A: We can make a reasonable guess by taking a look at the Hillas criterion. The gist of this criterion is that the maximum energy of the particle, $E$, is limited by the size of the accelerator, $R$ ($\sim R_L$ the Larmor radius), and the strength of the magnetic field, $B$. The relation gives
$$
E_{max}=10^{18}\,Z\beta B_{\mu G}R_{kpc}\,{\rm eV}
$$
where $B_{\mu G}$ is the magnetic field measured in micro-Gauss, $R$ measured in kiloparsecs, $\beta=v/c$ the velocity of the accelerator site (i.e., the shock wave), and $Z$ its atomic number. This relation is best understood by looking at it:

(image source)
The blue lines represent the maximum energy of a proton in different accelerator sites ($\beta=1/300$ is representative of a non-relativistic shock (e.g. supernova remnant shock) whereas $\beta=1$ is representative of the relativistic shocks (e.g. AGN jets)), the red for iron nuclei. The gray blobs in the plot are characteristic of the astronomical objects magnetic field sizes and radii. Any class of objects above the diagonal line will be able to accelerate the proton/iron nuclei to the marked energies.

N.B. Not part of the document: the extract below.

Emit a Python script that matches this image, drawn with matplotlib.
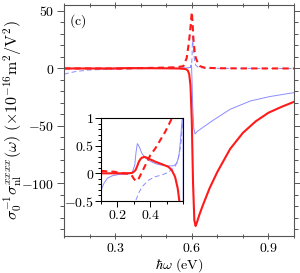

Clearly, from the chart, it requires a huge magnetic field ($10^{15}$ Gauss) to accelerate iron to $10^{20}$ eV, hence the magnetar being the only candidate. As for protons, active galactic nuclei (AGN) and their jets are able to accelerate a proton to $10^{20}$ eV with seeming ease, same with galaxy clusters.
So from a heuristic stand-point, the idea that our UHECR's being heavy nuclei appears to be ruled out (note that this criterion has not completely eliminated it or is proof that it's not heavy nuclei, just that it's not likely; and as dmckee says, we get so few at that energy it's just not worth the money to put the equipment to discern it).